China’s Experimental Advanced Superconducting Tokamak (EAST), known as the “artificial sun,” has achieved a milestone that could redefine the future of nuclear fusion. In a study published in Science Advances, researchers announced they have shattered the long-standing Greenwald limit, a decades-old ceiling on plasma density inside fusion reactors, and maintained stable operation well above it.
Why This Matters
For years, the Greenwald limit was considered a hard barrier: push too much plasma into a tokamak, and it becomes unstable and collapses. By surpassing this limit, the EAST team has demonstrated that higher-density plasma can be controlled, which could allow future reactors to be built smaller, cheaper, and more powerful than previously thought.
How They Did It
Using a method called plasma-wall self-organization, researchers carefully heated and fueled the plasma during start-up, keeping reactor walls cleaner and cooler. This prevented impurities from destabilizing the plasma and allowed it to enter a “density-free regime,” where the old limits no longer apply.
Key Implications
- ITER boost: The multinational ITER project in France could adopt this approach to reach its goals more efficiently.
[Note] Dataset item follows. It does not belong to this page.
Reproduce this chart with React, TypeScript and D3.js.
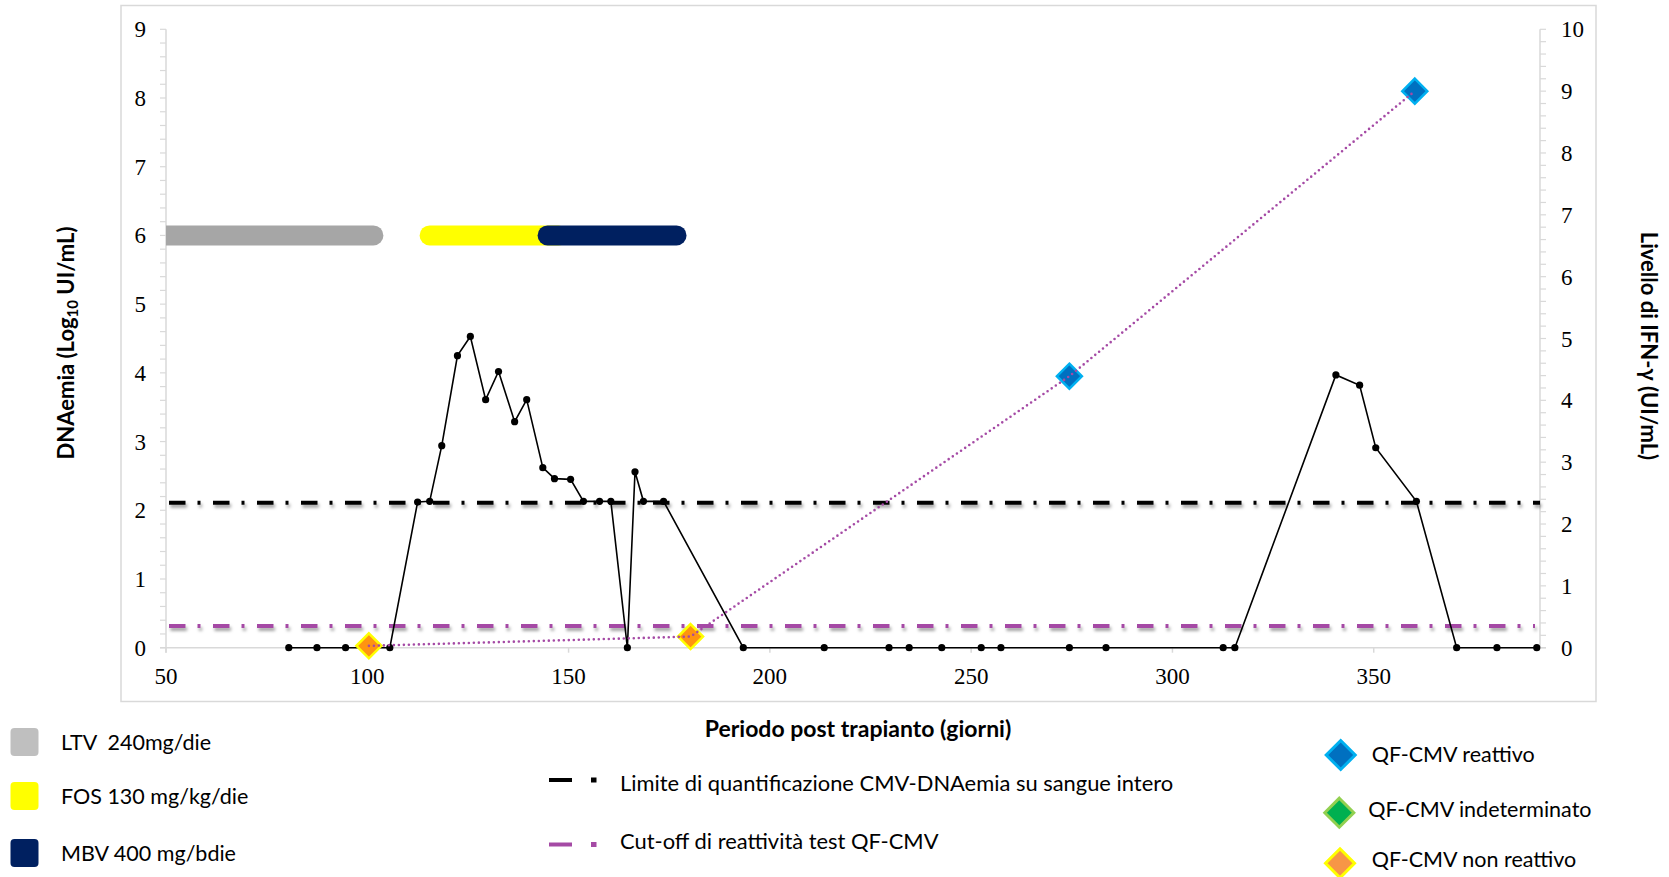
import React from 'react';
import * as d3 from 'd3';

// ---------- data ----------
const dnaDays = [80.5, 87.5, 94.6, 101, 105.6, 112.5, 115.5, 118.5, 122.4, 125.6, 129.4, 132.6, 136.6, 139.6, 143.6, 146.5, 150.5, 153.7, 157.7, 160.5, 164.6, 166.5, 168.6, 173.6, 193.4, 213.5, 229.6, 234.6, 242.7, 252.5, 257.4, 274.4, 283.5, 312.6, 315.5, 340.6, 346.5, 350.5, 360.6, 370.6, 380.6, 390.5];
const dnaLog = [0, 0, 0, 0, 0, 2.12, 2.13, 2.94, 4.25, 4.53, 3.61, 4.02, 3.29, 3.61, 2.62, 2.46, 2.45, 2.13, 2.13, 2.13, 0, 2.56, 2.13, 2.13, 0, 0, 0, 0, 0, 0, 0, 0, 0, 0, 0, 3.97, 3.82, 2.91, 2.13, 0, 0, 0];

const qfDays = [100.4, 180.3, 274.4, 360.2];
const qfIfn = [0.03, 0.18, 4.39, 9.0];
const qfStatus = ['non', 'non', 'reattivo', 'reattivo'];

const loqLog = 2.11;
const cutoffIfn = 0.35;

const therapyNames = ['LTV', 'FOS', 'MBV'];
const therapyStart = [40, 113, 142.3];
const therapyEnd = [104, 150, 179.3];
const therapyLevel = 6;

const xTicks = [50, 100, 150, 200, 250, 300, 350];
const yLeftTicks = [0, 1, 2, 3, 4, 5, 6, 7, 8, 9];
const yRightTicks = [0, 1, 2, 3, 4, 5, 6, 7, 8, 9, 10];

const legendTherapy = ['LTV\u00a0\u00a0240mg/die', 'FOS 130 mg/kg/die', 'MBV 400 mg/bdie'];
const legendLines = ['Limite di quantificazione CMV-DNAemia su sangue intero', 'Cut-off di reattività test QF-CMV'];
const legendQF = ['QF-CMV reattivo', 'QF-CMV indeterminato', 'QF-CMV non reattivo'];

// ---------- styles ----------
const W = 1669, H = 877;
const therapyColor: Record<string, string> = { LTV: '#A6A6A6', FOS: '#FFFF00', MBV: '#002060' };
const swatchColor = ['#BFBFBF', '#FFFF00', '#002060'];
const qfFill: Record<string, string> = { reattivo: '#0070C0', ind: '#00B050', non: '#FF9410' };
const qfStroke: Record<string, string> = { reattivo: '#00B0F0', ind: '#92D050', non: '#FFFF00' };
const purple = '#A54AA5';
const gridGray = '#D9D9D9';
const sans = 'Lato, "Open Sans", sans-serif';
const serif = '"Liberation Serif", "DejaVu Serif", serif';

const diamond = (h: number) => `M0,${-h}L${h},0L0,${h}L${-h},0Z`;

export default function App() {
  const x = d3.scaleLinear().domain([50, 391.3]).range([166, 1540]);
  const yL = d3.scaleLinear().domain([0, 9]).range([647.7, 29.3]);
  const yR = d3.scaleLinear().domain([0, 10]).range([647.7, 29.3]);

  const dnaPts: [number, number][] = dnaDays.map((d, i) => [d, dnaLog[i]]);
  const dnaLine = d3.line<[number, number]>().x(d => x(d[0])).y(d => yL(d[1]))(dnaPts) || '';
  const qfPts: [number, number][] = qfDays.map((d, i) => [d, qfIfn[i]]);
  const qfLine = d3.line<[number, number]>().x(d => x(d[0])).y(d => yR(d[1]))(qfPts) || '';

  const leftMinor = d3.range(0, 9.001, 0.2);
  const rightMinor = d3.range(0, 10.001, 0.2);
  const x0 = x(50), x1 = x.range()[1];

  const dashPattern = '16.5 12 3 12.5';

  return (
    <svg width={W} height={H} style={{ position: 'absolute', left: 0, top: 0, background: '#fff' }}>
      <defs>
        <clipPath id="plotClip">
          <rect x={x0} y={0} width={x1 - x0} height={H} />
        </clipPath>
        <filter id="shadow" filterUnits="userSpaceOnUse" x={0} y={0} width={W} height={H}>
          <feDropShadow dx="1.5" dy="3" stdDeviation="1.5" floodColor="#000" floodOpacity="0.35" />
        </filter>
      </defs>
      <rect x={0} y={0} width={W} height={H} fill="#fff" />
      {/* frame */}
      <rect x={121} y={5.5} width={1475} height={696} fill="none" stroke={gridGray} strokeWidth={1.5} />

      {/* axes */}
      <line x1={x0} x2={x0} y1={yL(9)} y2={yL(0) + 5} stroke={gridGray} strokeWidth={1.5} />
      <line x1={x1} x2={x1} y1={yR(10)} y2={yR(0)} stroke={gridGray} strokeWidth={1.5} />
      <line x1={x0 - 6} x2={x1 + 6} y1={yL(0)} y2={yL(0)} stroke={gridGray} strokeWidth={1.5} />
      {leftMinor.map((v, i) => (
        <line key={'lm' + i} x1={x0 - 6} x2={x0} y1={yL(v)} y2={yL(v)} stroke={gridGray} strokeWidth={1.2} />
      ))}
      {rightMinor.map((v, i) => (
        <line key={'rm' + i} x1={x1} x2={x1 + 6} y1={yR(v)} y2={yR(v)} stroke={gridGray} strokeWidth={1.2} />
      ))}
      {xTicks.map(t => (
        <line key={'xt' + t} x1={x(t)} x2={x(t)} y1={yL(0)} y2={yL(0) + 5} stroke={gridGray} strokeWidth={1.5} />
      ))}

      {/* tick labels */}
      {yLeftTicks.map(t => (
        <text key={'yl' + t} x={146} y={yL(t)} dy="0.35em" textAnchor="end" fontFamily={serif} fontSize={23} fill="#000">{t}</text>
      ))}
      {yRightTicks.map(t => (
        <text key={'yr' + t} x={1561} y={yR(t)} dy="0.35em" textAnchor="start" fontFamily={serif} fontSize={23} fill="#000">{t}</text>
      ))}
      {xTicks.map(t => (
        <text key={'xl' + t} x={x(t)} y={676} dy="0.35em" textAnchor="middle" fontFamily={serif} fontSize={23} fill="#000">{t}</text>
      ))}

      {/* axis titles */}
      <text transform="translate(74,343) rotate(-90)" textAnchor="middle" fontFamily={sans} fontWeight="bold" fontSize={22} fill="#000">
        DNAemia (Log<tspan fontSize={15} dy={4}>10</tspan><tspan dy={-4}> UI/mL)</tspan>
      </text>
      <text transform="translate(1641,346) rotate(90)" textAnchor="middle" fontFamily={sans} fontWeight="bold" fontSize={22} fill="#000">
        Livello di IFN-γ (UI/mL)
      </text>
      <text x={858} y={737} textAnchor="middle" fontFamily={sans} fontWeight="bold" fontSize={23} fill="#000">
        Periodo post trapianto (giorni)
      </text>

      {/* therapy bars */}
      <g clipPath="url(#plotClip)">
        {therapyNames.map((n, i) => (
          <rect key={n} x={x(therapyStart[i])} width={x(therapyEnd[i]) - x(therapyStart[i])}
            y={yL(therapyLevel) - 10} height={20} rx={10} fill={therapyColor[n]} />
        ))}
      </g>

      {/* threshold lines */}
      <line x1={x0 + 3} x2={x1} y1={yL(loqLog)} y2={yL(loqLog)} stroke="#000" strokeWidth={4}
        strokeDasharray={dashPattern} filter="url(#shadow)" />
      <line x1={x0 + 3} x2={x1 - 5} y1={yR(cutoffIfn)} y2={yR(cutoffIfn)} stroke={purple} strokeWidth={4}
        strokeDasharray={dashPattern} filter="url(#shadow)" />

      {/* DNAemia */}
      <path d={dnaLine} fill="none" stroke="#000" strokeWidth={1.6} />
      {dnaPts.map((p, i) => (
        <circle key={'d' + i} cx={x(p[0])} cy={yL(p[1])} r={3.6} fill="#000" />
      ))}

      {/* QF-CMV */}
      {qfPts.map((p, i) => (
        <path key={'q' + i} d={diamond(12.5)} transform={`translate(${x(p[0])},${yR(p[1])})`}
          fill={qfFill[qfStatus[i]]} stroke={qfStroke[qfStatus[i]]} strokeWidth={2.5} strokeLinejoin="miter" />
      ))}
      <path d={qfLine} fill="none" stroke={purple} strokeWidth={2.6} strokeDasharray="0 5" strokeLinecap="round" />

      {/* legend: therapies */}
      {legendTherapy.map((t, i) => {
        const cy = [742, 796, 853][i];
        return (
          <g key={'lt' + i}>
            <rect x={10.5} y={cy - 14} width={28} height={28} rx={4} fill={swatchColor[i]} />
            <text x={61} y={cy} dy="0.35em" fontFamily={sans} fontSize={21.5} fill="#000">{t}</text>
          </g>
        );
      })}

      {/* legend: lines */}
      {legendLines.map((t, i) => {
        const cy = [780, 844.5][i];
        const ty = [783.5, 841][i];
        const c = i === 0 ? '#000' : purple;
        return (
          <g key={'ll' + i}>
            <line x1={549} x2={572} y1={cy} y2={cy} stroke={c} strokeWidth={4} />
            <rect x={591} y={cy - 2.5} width={5.5} height={5} fill={c} />
            <text x={620} y={ty} dy="0.35em" fontFamily={sans} fontSize={21.9} fill="#000">{t}</text>
          </g>
        );
      })}

      {/* legend: QF-CMV */}
      {legendQF.map((t, i) => {
        const cy = [755, 812.7, 863.3][i];
        const ty = [754, 809.5, 859.5][i];
        const k = ['reattivo', 'ind', 'non'][i];
        const fill = k === 'non' ? '#F79646' : qfFill[k];
        return (
          <g key={'lq' + i}>
            <path d={diamond(14.5)} transform={`translate(${[1340.7, 1339.3, 1340][i]},${cy})`}
              fill={fill} stroke={qfStroke[k]} strokeWidth={3} />
            <text x={[1371.7, 1368.3, 1371.7][i]} y={ty} dy="0.35em" fontFamily={sans} fontSize={21.5} fill="#000">{t}</text>
          </g>
        );
      })}
    </svg>
  );
}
- Smaller reactors: Future commercial fusion plants may not need to be as large, reducing costs.
- Science validated: The results confirm a 2017 theoretical prediction and bridge principles between tokamaks and stellarators.
Expert Perspective
“This is not a shortcut to fusion energy, but it is a major step forward in understanding how plasma and reactor walls interact,” said Chris Eaglen, a nuclear technology expert. “It improves confidence in future reactor designs.”
What To Expect
The EAST team plans to apply this method to high-confinement operations,pushing closer to sustained, energy-producing fusion. While commercial fusion remains years away, this breakthrough moves one of humanity’s most ambitious clean-energy dreams closer to reality.